* RECORDED INFORMATION
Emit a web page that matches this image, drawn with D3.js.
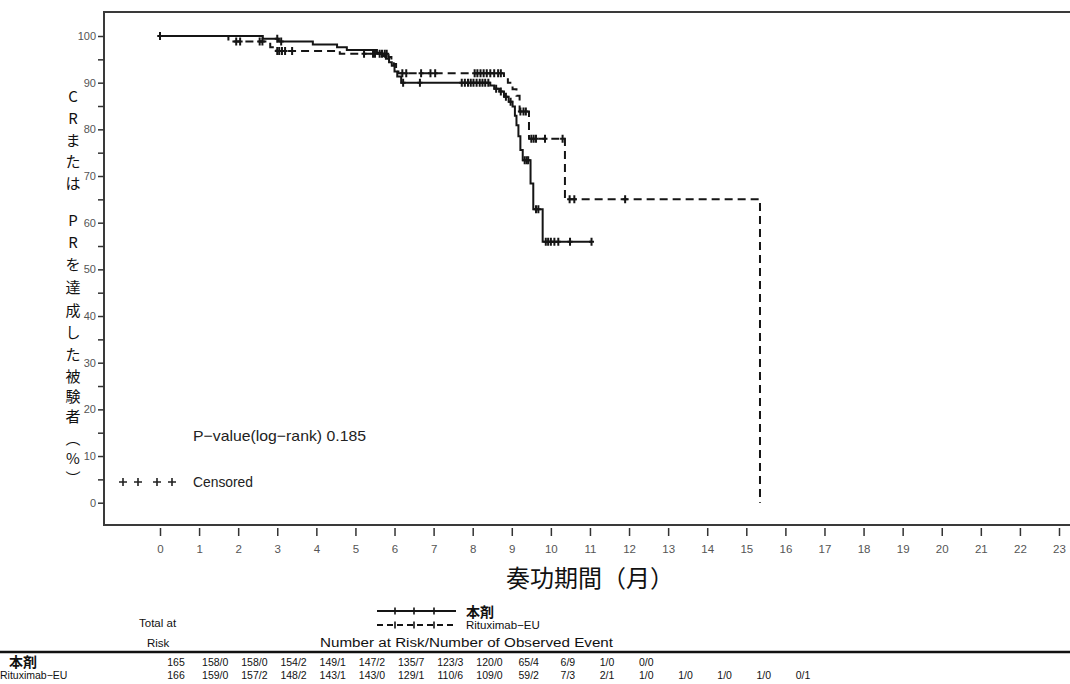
<!DOCTYPE html>
<html>
<head>
<meta charset="utf-8">
<script src="https://cdn.jsdelivr.net/npm/d3@7"></script>
<style>
  body { margin: 0; background: #fff; }
  svg { display: block; }
</style>
</head>
<body>
<svg id="chart" width="1070" height="684"></svg>
<script>
// Kaplan–Meier estimates: [month, % of subjects with CR or PR]
const drugSteps = [
  [0, 100], [2.63, 99.4], [3.04, 98.8], [3.91, 98.2], [4.53, 97.6], [4.78, 97.0],
  [5.55, 96.4], [5.68, 95.7], [5.78, 95.1], [5.86, 94.4], [5.93, 93.6], [6.00, 92.4],
  [6.07, 91.3], [6.17, 90.0], [8.45, 89.4], [8.55, 88.7], [8.68, 88.1], [8.80, 87.0],
  [8.92, 85.9], [9.02, 84.9], [9.08, 82.9], [9.12, 80.9], [9.17, 78.5], [9.22, 75.6],
  [9.28, 73.4], [9.48, 68.4], [9.55, 62.9], [9.79, 55.9]
];
const drugLastFollowUp = 11.04;
const drugCensored = [
  0, 3.0, 3.1, 6.22, 6.65, 7.72, 7.8, 7.88, 7.95, 8.02, 8.1, 8.18, 8.25, 8.32, 8.4,
  8.6, 8.72, 8.85, 8.97, 9.33, 9.38, 9.42, 9.62, 9.68, 9.87, 9.93, 10.0, 10.09,
  10.19, 10.49, 11.04
];

const rituxSteps = [
  [0, 100], [1.75, 98.8], [2.82, 97.6], [2.98, 96.8], [4.6, 96.2], [5.85, 95.5],
  [5.92, 94.8], [5.98, 94.0], [6.04, 93.0], [6.10, 92.0], [8.80, 91.2], [8.90, 90.0],
  [9.02, 88.6], [9.12, 87.2], [9.20, 83.8], [9.44, 78.0], [10.36, 65.0], [15.35, 0]
];
const rituxLastFollowUp = 15.35;
const rituxCensored = [
  0, 1.95, 2.05, 2.55, 2.62, 3.0, 3.05, 3.12, 3.2, 3.38, 5.22, 5.45, 5.5, 5.62, 5.68,
  5.75, 5.8, 6.2, 6.3, 6.68, 6.92, 7.04, 8.05, 8.12, 8.2, 8.28, 8.36, 8.45, 8.55,
  8.65, 8.72, 9.22, 9.3, 9.36, 9.5, 9.56, 9.62, 9.85, 10.3, 10.48, 10.6, 11.9
];

// Axis ticks
const monthTicks = d3.range(0, 24);
const percentTicks = d3.range(0, 101, 5);

// Number at risk / number of observed events
const drugRisk = ["165", "158/0", "158/0", "154/2", "149/1", "147/2", "135/7", "123/3",
  "120/0", "65/4", "6/9", "1/0", "0/0"];
const rituxRisk = ["166", "159/0", "157/2", "148/2", "143/1", "143/0", "129/1", "110/6",
  "109/0", "59/2", "7/3", "2/1", "1/0", "1/0", "1/0", "1/0", "0/1"];

const groupNames = ["本剤", "Rituximab−EU"];
const pValueText = "P−value(log−rank)  0.185";
const yTitleChars = [
  ["C", 95], ["R", 117], ["ま", 139], ["た", 160], ["は", 182],
  ["P", 219], ["R", 241], ["を", 263], ["達", 286], ["成", 309], ["し", 331],
  ["た", 353], ["被", 375], ["験", 395], ["者", 415], ["︵", 437], ["%", 457], ["︶", 477]
];

const svg = d3.select("#chart");
const frame = { left: 104, top: 12, bottom: 525, right: 1072 };
const ink = "#151515";
const latin = "'Liberation Sans', Arial, sans-serif";
const cjk = "'Noto Sans CJK JP', 'Noto Sans', sans-serif";

const x = d3.scaleLinear().domain([0, 23]).range([160, 1059]);
const y = d3.scaleLinear().domain([0, 100]).range([502.7, 36]);

svg.append("rect").attr("width", 1070).attr("height", 684).attr("fill", "#fff");

// Plot frame
svg.append("rect")
  .attr("x", frame.left).attr("y", frame.top)
  .attr("width", frame.right - frame.left).attr("height", frame.bottom - frame.top)
  .attr("fill", "none").attr("stroke", "#3a3a3a").attr("stroke-width", 2);

// Y axis
const yAxis = d3.axisLeft(y).tickValues(percentTicks).tickSize(6).tickPadding(2)
  .tickFormat(d => d % 10 === 0 ? d : "");
const gy = svg.append("g").attr("transform", `translate(${frame.left},0)`).call(yAxis);
gy.select(".domain").remove();
gy.selectAll(".tick line").attr("stroke", "#333").attr("stroke-width", 1.5);
gy.selectAll(".tick text").attr("font-family", latin)
  .attr("font-size", 11).attr("fill", "#555");

// X axis, offset below the frame
const xAxis = d3.axisBottom(x).tickValues(monthTicks).tickSize(8).tickPadding(9);
const gx = svg.append("g").attr("transform", `translate(0,${frame.bottom + 3})`).call(xAxis);
gx.select(".domain").remove();
gx.selectAll(".tick line").attr("stroke", "#333").attr("stroke-width", 1.5);
gx.selectAll(".tick text").attr("font-family", latin)
  .attr("font-size", 11.5).attr("fill", "#555");

// Axis titles
svg.append("text")
  .attr("x", 590).attr("y", 587).attr("text-anchor", "middle")
  .attr("font-family", cjk).attr("font-size", 24).attr("fill", "#111")
  .text("奏功期間（月）");

svg.append("g").selectAll("text").data(yTitleChars).join("text")
  .attr("x", 73).attr("y", d => d[1])
  .attr("text-anchor", "middle").attr("dominant-baseline", "central")
  .attr("font-family", cjk).attr("font-size", 15).attr("fill", "#111")
  .text(d => d[0]);

// Survival step curves
function survivalAt(steps, t) {
  let v = steps[0][1];
  for (const [st, sv] of steps) { if (st <= t) v = sv; else break; }
  return v;
}
const stepLine = d3.line().x(d => x(d[0])).y(d => y(d[1])).curve(d3.curveStepAfter);

function drawGroup(steps, lastT, censored, dash) {
  const pts = steps.slice();
  if (pts[pts.length - 1][0] < lastT) pts.push([lastT, pts[pts.length - 1][1]]);
  svg.append("path").datum(pts)
    .attr("d", stepLine)
    .attr("fill", "none").attr("stroke", ink).attr("stroke-width", 2)
    .attr("stroke-dasharray", dash);
  svg.append("g").selectAll("path").data(censored).join("path")
    .attr("d", t => {
      const cx = x(t), cy = y(survivalAt(steps, t));
      return `M${cx},${cy - 4}V${cy + 4}M${cx - 2.5},${cy}H${cx + 2.5}`;
    })
    .attr("stroke", ink).attr("stroke-width", 2).attr("fill", "none");
}
drawGroup(drugSteps, drugLastFollowUp, drugCensored, null);
drawGroup(rituxSteps, rituxLastFollowUp, rituxCensored, "8,5");

// In-plot annotations
svg.append("text").attr("x", 193).attr("y", 441)
  .attr("font-family", latin).attr("font-size", 15).attr("fill", "#222")
  .attr("textLength", 173).attr("lengthAdjust", "spacingAndGlyphs")
  .text(pValueText);
const censorKeyX = [123, 138, 157, 172];
svg.append("g").selectAll("path").data(censorKeyX).join("path")
  .attr("d", cx => `M${cx},478V486M${cx - 4},482H${cx + 4}`)
  .attr("stroke", "#222").attr("stroke-width", 1.6);
svg.append("text").attr("x", 193).attr("y", 487)
  .attr("font-family", latin).attr("font-size", 15).attr("fill", "#222")
  .attr("textLength", 60).attr("lengthAdjust", "spacingAndGlyphs")
  .text("Censored");

// Legend
const legend = svg.append("g");
const legendRows = [
  { y: 611, dash: null, name: groupNames[0], tx: 466, font: cjk, size: 14, weight: "bold" },
  { y: 625, dash: "6,4", name: groupNames[1], tx: 466, font: latin, size: 11.5, weight: "normal" }
];
legendRows.forEach(r => {
  legend.append("line").attr("x1", 377).attr("x2", 456).attr("y1", r.y).attr("y2", r.y)
    .attr("stroke", ink).attr("stroke-width", 1.8).attr("stroke-dasharray", r.dash);
  [395, 414, 434].forEach(cx => legend.append("line")
    .attr("x1", cx).attr("x2", cx).attr("y1", r.y - 3.5).attr("y2", r.y + 3.5)
    .attr("stroke", ink).attr("stroke-width", 1.6));
  legend.append("text").attr("x", r.tx).attr("y", r.y).attr("dominant-baseline", "central")
    .attr("font-family", r.font).attr("font-size", r.size).attr("font-weight", r.weight)
    .attr("fill", "#111").text(r.name);
});

// Risk table
const tbl = svg.append("g").attr("font-family", latin).attr("fill", "#111");
tbl.append("text").attr("x", 139).attr("y", 627).attr("font-size", 11.5).text("Total at");
tbl.append("text").attr("x", 147).attr("y", 647).attr("font-size", 11.5).text("Risk");
tbl.append("text").attr("x", 320).attr("y", 647).attr("font-size", 12)
  .attr("textLength", 293).attr("lengthAdjust", "spacingAndGlyphs")
  .text("Number at Risk/Number of Observed Event");
tbl.append("line").attr("x1", 0).attr("x2", 1070).attr("y1", 652).attr("y2", 652)
  .attr("stroke", "#111").attr("stroke-width", 2.5);

const riskCol = d3.scaleLinear().domain([0, 16]).range([176, 803]);
tbl.append("text").attr("x", 9).attr("y", 667).attr("font-family", cjk)
  .attr("font-size", 14).attr("font-weight", "bold").text(groupNames[0]);
tbl.append("text").attr("x", 0).attr("y", 679).attr("font-size", 10.5).text(groupNames[1]);
[[drugRisk, 666], [rituxRisk, 679]].forEach(([row, yy]) => {
  tbl.append("g").selectAll("text").data(row).join("text")
    .attr("x", (d, i) => riskCol(i)).attr("y", yy)
    .attr("text-anchor", "middle").attr("font-size", 10.5).text(d => d);
});
</script>
</body>
</html>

* TO DO
From the data above, copy each line where the string "with" appears.

* OUTPUT FOR THIS TASK
Emit a web page that matches this image, drawn with D3.js.
// Kaplan–Meier estimates: [month, % of subjects with CR or PR]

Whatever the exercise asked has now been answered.